Given material

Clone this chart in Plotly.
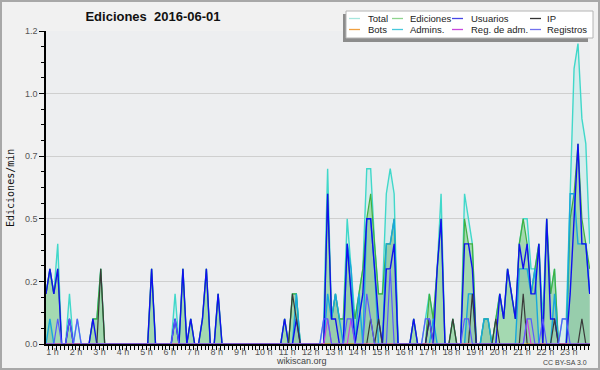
import plotly.graph_objects as go

# ---------------- data (10-minute bins, edits per minute) ----------------
T0 = 0.7227          # hour of the first bin
N_BINS = 140
hour_ticks = list(range(1, 24))
hour_labels = [f"{h} h" for h in hour_ticks]
y_ticks = [0, 0.25, 0.5, 0.75, 1.0, 1.25]
y_labels = ["0.0", "0.2", "0.5", "0.7", "1.0", "1.2"]

total = [
    .2, .3, .2, .4, 0, 0, .2, 0, .1, 0,
    0, 0, .1, .1, .3, 0, 0, 0, 0, 0,
    0, 0, 0, 0, 0, 0, 0, .3, 0, 0,
    0, 0, 0, .2, 0, .3, 0, .1, 0, 0,
    .1, .3, 0, 0, .2, 0, 0, 0, 0, 0,
    0, 0, 0, 0, 0, 0, 0, 0, 0, 0,
    0, .1, 0, .2, .2, 0, 0, 0, 0, 0,
    0, .1, .7, .1, .2, .1, .1, .5, .3, .1,
    .2, .3, .7, .7, .4, .2, .2, .6, .7, .6,
    0, 0, 0, 0, .1, 0, 0, .1, .2, .1,
    .3, .6, 0, 0, .1, 0, 0, .6, .5, .4,
    0, 0, .1, .1, 0, .1, .2, .1, .3, .2,
    .1, .4, .5, .5, .3, .3, .4, .1, .5, .2,
    .3, 0, .1, .1, .6, 1.1, 1.2, .9, .8, .4,
]
ediciones = [
    .2, .3, .2, .3, 0, 0, .1, 0, 0, 0,
    0, 0, .1, .1, .3, 0, 0, 0, 0, 0,
    0, 0, 0, 0, 0, 0, 0, .3, 0, 0,
    0, 0, 0, .1, 0, .3, 0, .1, 0, 0,
    .1, .3, 0, 0, .2, 0, 0, 0, 0, 0,
    0, 0, 0, 0, 0, 0, 0, 0, 0, 0,
    0, .1, 0, .2, .2, 0, 0, 0, 0, 0,
    0, 0, .6, .1, .2, .1, .1, .4, .2, .1,
    .2, .3, .5, .6, .4, .2, .2, .4, .4, .5,
    0, 0, 0, 0, .1, 0, 0, 0, .2, .1,
    .3, .5, 0, 0, .1, 0, 0, .5, .4, .4,
    0, 0, .1, .1, 0, .1, .2, .1, .3, .2,
    .1, .4, .5, .4, .2, .3, .4, 0, .5, .2,
    .3, 0, 0, 0, .5, .6, .8, .5, .4, .3,
]
usuarios = [
    .2, .3, .2, .3, 0, 0, .1, 0, 0, 0,
    0, 0, .1, 0, 0, 0, 0, 0, 0, 0,
    0, 0, 0, 0, 0, 0, 0, .3, 0, 0,
    0, 0, 0, .1, 0, .3, 0, .1, 0, 0,
    .1, .3, 0, 0, .2, 0, 0, 0, 0, 0,
    0, 0, 0, 0, 0, 0, 0, 0, 0, 0,
    0, .1, 0, 0, .1, 0, 0, 0, 0, 0,
    0, 0, .6, .1, .1, 0, 0, .4, .2, 0,
    .1, .2, .5, .5, .3, .1, 0, .3, .3, .4,
    0, 0, 0, 0, .1, 0, 0, 0, .1, 0,
    .3, .5, 0, 0, 0, 0, 0, .4, .4, .3,
    0, 0, 0, 0, 0, 0, .2, .1, .3, .2,
    .1, .4, .3, .4, .2, .2, .4, 0, .5, .1,
    .1, 0, 0, 0, .2, .5, .8, .4, .4, .2,
]
ip = [
    0, 0, 0, 0, 0, 0, 0, 0, 0, 0,
    0, 0, 0, 0, .3, 0, 0, 0, 0, 0,
    0, 0, 0, 0, 0, 0, 0, 0, 0, 0,
    0, 0, 0, 0, 0, 0, 0, 0, 0, 0,
    0, 0, 0, 0, 0, 0, 0, 0, 0, 0,
    0, 0, 0, 0, 0, 0, 0, 0, 0, 0,
    0, 0, 0, .2, .1, 0, 0, 0, 0, 0,
    0, 0, 0, 0, 0, 0, 0, 0, 0, 0,
    0, 0, 0, .1, 0, .1, 0, 0, 0, 0,
    0, 0, 0, 0, 0, 0, 0, 0, .1, 0,
    0, 0, 0, 0, .1, 0, 0, 0, 0, .2,
    0, 0, 0, 0, 0, .1, 0, 0, 0, 0,
    0, 0, .2, 0, 0, 0, 0, 0, 0, 0,
    .1, 0, 0, 0, 0, 0, 0, .1, 0, 0,
]
bots = [
    0, 0, 0, 0, 0, 0, 0, 0, 0, 0,
    0, 0, 0, 0, 0, 0, 0, 0, 0, 0,
    0, 0, 0, 0, 0, 0, 0, 0, 0, 0,
    0, 0, 0, 0, 0, 0, 0, 0, 0, 0,
    0, 0, 0, 0, 0, 0, 0, 0, 0, 0,
    0, 0, 0, 0, 0, 0, 0, 0, 0, 0,
    0, 0, 0, 0, 0, 0, 0, 0, 0, 0,
    0, 0, 0, 0, 0, 0, 0, 0, 0, 0,
    0, 0, 0, 0, 0, 0, 0, 0, 0, 0,
    0, 0, 0, 0, 0, 0, 0, 0, 0, 0,
    0, 0, 0, 0, 0, 0, 0, 0, 0, 0,
    0, 0, 0, 0, 0, 0, 0, 0, 0, 0,
    0, 0, 0, 0, 0, 0, 0, 0, 0, 0,
    0, 0, 0, 0, 0, 0, 0, 0, 0, 0,
]
admins = [
    0, .1, 0, 0, 0, 0, 0, 0, 0, 0,
    0, 0, 0, 0, 0, 0, 0, 0, 0, 0,
    0, 0, 0, 0, 0, 0, 0, 0, 0, 0,
    0, 0, 0, 0, 0, 0, 0, 0, 0, 0,
    0, 0, 0, 0, 0, 0, 0, 0, 0, 0,
    0, 0, 0, 0, 0, 0, 0, 0, 0, 0,
    0, 0, 0, 0, .2, 0, 0, 0, 0, 0,
    0, 0, .2, .1, .2, .1, 0, .4, .3, 0,
    .2, 0, .5, .5, .3, 0, 0, .4, .4, .5,
    0, 0, 0, 0, 0, 0, 0, 0, 0, .1,
    0, 0, 0, 0, 0, 0, 0, 0, .2, .2,
    0, 0, .1, .1, 0, 0, 0, 0, 0, 0,
    0, .3, .3, .3, .2, .3, 0, 0, 0, 0,
    .2, 0, 0, 0, .6, .6, .4, .4, .4, .2,
]
reg_adm = [
    0, 0, 0, 0, 0, 0, 0, 0, 0, 0,
    0, 0, 0, 0, 0, 0, 0, 0, 0, 0,
    0, 0, 0, 0, 0, 0, 0, 0, 0, 0,
    0, 0, 0, 0, 0, 0, 0, 0, 0, 0,
    0, 0, 0, 0, 0, 0, 0, 0, 0, 0,
    0, 0, 0, 0, 0, 0, 0, 0, 0, 0,
    0, 0, 0, 0, 0, 0, 0, 0, 0, 0,
    0, 0, .1, 0, 0, 0, 0, 0, .1, 0,
    0, 0, 0, 0, 0, 0, 0, 0, 0, 0,
    0, 0, 0, 0, 0, 0, 0, 0, 0, 0,
    0, 0, 0, 0, 0, 0, 0, 0, 0, 0,
    0, 0, 0, 0, 0, 0, 0, 0, 0, 0,
    0, 0, 0, .1, 0, 0, 0, 0, 0, 0,
    0, 0, 0, 0, 0, 0, 0, 0, 0, 0,
]
registros = [
    0, 0, 0, .1, 0, 0, .1, 0, .1, 0,
    0, 0, 0, 0, 0, 0, 0, 0, 0, 0,
    0, 0, 0, 0, 0, 0, 0, 0, 0, 0,
    0, 0, 0, .1, 0, 0, 0, 0, 0, 0,
    0, 0, 0, 0, 0, 0, 0, 0, 0, 0,
    0, 0, 0, 0, 0, 0, 0, 0, 0, 0,
    0, 0, 0, 0, 0, 0, 0, 0, 0, 0,
    0, .1, .1, 0, 0, 0, 0, .1, .1, 0,
    0, 0, .2, .1, 0, 0, 0, 0, .3, 0,
    0, 0, 0, 0, 0, 0, 0, .1, .1, 0,
    0, 0, 0, 0, 0, 0, 0, .1, .1, 0,
    0, 0, 0, 0, 0, 0, 0, 0, 0, 0,
    0, 0, 0, .1, .1, 0, 0, .1, 0, 0,
    0, 0, .1, .1, 0, 0, 0, 0, 0, 0,
]

hours = [T0 + i / 6 for i in range(N_BINS)]

legend_names = ["Total", "Ediciones", "Usuarios", "IP",
                "Bots", "Admins.", "Reg. de adm.", "Registros"]
legend_colors = ["#a6e6de", "#8fd48f", "#4646e6", "#333333",
                 "#f0a040", "#48c8dc", "#c848dc", "#7272ee"]

# ---------------- figure ----------------
W, H = 600, 370
ML, MR, MT, MB = 46, 10, 31, 26
PW, PH = W - ML - MR, H - MT - MB


def px(x):
    return (x - ML) / PW


def py(y):
    return (H - MB - y) / PH


fig = go.Figure()

series = [
    ("Total", total, "#40d8ca", 1.4, "tozeroy", "rgba(64,224,208,0.13)"),
    ("Ediciones", ediciones, "#40b040", 1.2, "tozeroy", "rgba(95,190,95,0.42)"),
    ("Admins.", admins, "#18a8dc", 1.4, "tozeroy", "rgba(0,70,110,0.08)"),
    ("Usuarios", usuarios, "#1010f0", 1.4, None, None),
    ("IP", ip, "#3a3a3a", 1.2, None, None),
    ("Bots", bots, "#ff9933", 1.0, None, None),
    ("Reg. de adm.", reg_adm, "#cc44dd", 1.2, None, None),
    ("Registros", registros, "#5a5aff", 1.2, None, None),
]
for name, vals, col, lw, fill, fc in series:
    kw = dict(x=hours, y=vals, name=name, mode="lines",
              line=dict(color=col, width=lw), showlegend=False,
              hoverinfo="skip")
    if fill:
        kw.update(fill=fill, fillcolor=fc)
    fig.add_trace(go.Scatter(**kw))

tickfont = dict(family="Liberation Sans", size=9, color="#555555")

fig.update_xaxes(
    range=[T0, T0 + PW / 23.47],
    tickmode="array", tickvals=hour_ticks, ticktext=hour_labels,
    ticks="outside", ticklen=4, tickwidth=1, tickcolor="black",
    minor=dict(dtick=1 / 6, tick0=0, ticks="outside", ticklen=4,
               tickwidth=1, tickcolor="black", showgrid=False),
    showgrid=False, zeroline=False,
    showline=True, linecolor="black", linewidth=1.5,
    tickfont=tickfont, ticklabelstandoff=-6,
)
fig.update_yaxes(
    range=[0, 1.25],
    tickmode="array", tickvals=y_ticks, ticktext=y_labels,
    ticks="outside", ticklen=5, tickwidth=1, tickcolor="black",
    minor=dict(dtick=0.0625, tick0=0, ticks="outside", ticklen=3,
               tickwidth=1, tickcolor="black", showgrid=False),
    showgrid=True, gridcolor="#cfcfcf", gridwidth=1, zeroline=False,
    showline=True, linecolor="black", linewidth=1.5,
    tickfont=tickfont, ticklabelstandoff=0,
)

shapes = []
annotations = []

# outer frame
shapes.append(dict(type="rect", xref="paper", yref="paper",
                   x0=px(1), x1=px(W - 1), y0=py(H - 1), y1=py(1),
                   line=dict(color="#a8a8a8", width=2), fillcolor="rgba(0,0,0,0)",
                   layer="above"))

# legend (shadow + box)
shapes.append(dict(type="rect", xref="paper", yref="paper",
                   x0=px(343), x1=px(588), y0=py(42), y1=py(14),
                   line=dict(width=0), fillcolor="#8c8c8c", layer="above"))
shapes.append(dict(type="rect", xref="paper", yref="paper",
                   x0=px(346), x1=px(593), y0=py(38), y1=py(11),
                   line=dict(color="#b4b4b4", width=1), fillcolor="#ffffff",
                   layer="above"))
col_line = [349, 392, 452, 530]
col_text = [366, 408, 469, 545]
row_y = [18.5, 29.5]
for k, (nm, c) in enumerate(zip(legend_names, legend_colors)):
    r, cidx = divmod(k, 4)
    yy = row_y[r]
    shapes.append(dict(type="line", xref="paper", yref="paper",
                       x0=px(col_line[cidx]), x1=px(col_line[cidx] + 11),
                       y0=py(yy), y1=py(yy),
                       line=dict(color=c, width=1.3), layer="above"))
    annotations.append(dict(xref="paper", yref="paper", x=px(col_text[cidx]),
                            y=py(yy), text=nm, showarrow=False,
                            xanchor="left", yanchor="middle",
                            font=dict(family="Liberation Sans", size=9.5,
                                      color="#222222")))

# y-axis title
annotations.append(dict(xref="paper", yref="paper", x=px(10), y=py(188),
                        text="Ediciones/min", textangle=-90, showarrow=False,
                        xanchor="center", yanchor="middle",
                        font=dict(family="DejaVu Sans Mono", size=10,
                                  color="#111111")))
# footer texts
annotations.append(dict(xref="paper", yref="paper", x=px(301), y=py(361),
                        text="wikiscan.org", showarrow=False,
                        xanchor="center", yanchor="middle",
                        font=dict(family="Liberation Sans", size=9,
                                  color="#444444")))
annotations.append(dict(xref="paper", yref="paper", x=px(589), y=py(362),
                        text="CC BY-SA 3.0", showarrow=False,
                        xanchor="right", yanchor="middle",
                        font=dict(family="Liberation Sans", size=7,
                                  color="#444444")))

fig.update_layout(
    width=W, height=H,
    margin=dict(l=ML, r=MR, t=MT, b=MB, pad=0),
    paper_bgcolor="#f1f1f1",
    plot_bgcolor="#edeef0",
    title=dict(text="Ediciones\u00a0 2016-06-01", x=153 / W, xref="container",
               xanchor="center", y=1 - 16 / H, yref="container",
               yanchor="middle",
               font=dict(family="Liberation Sans", size=13, color="#111111",
                         weight="bold")),
    shapes=shapes,
    annotations=annotations,
    showlegend=False,
    hovermode=False,
)

fig.write_html("out.html",
               config={"displayModeBar": False},
               post_script="document.body.style.margin='0';"
                           "document.body.style.overflow='hidden';")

Goal
Repeat the lines exactly as they stand, from the opening line of the data through the line with "import plotly.graph_objects as go". Pictures stay out of the copy.

Final result
Clone this chart in Plotly.
import plotly.graph_objects as go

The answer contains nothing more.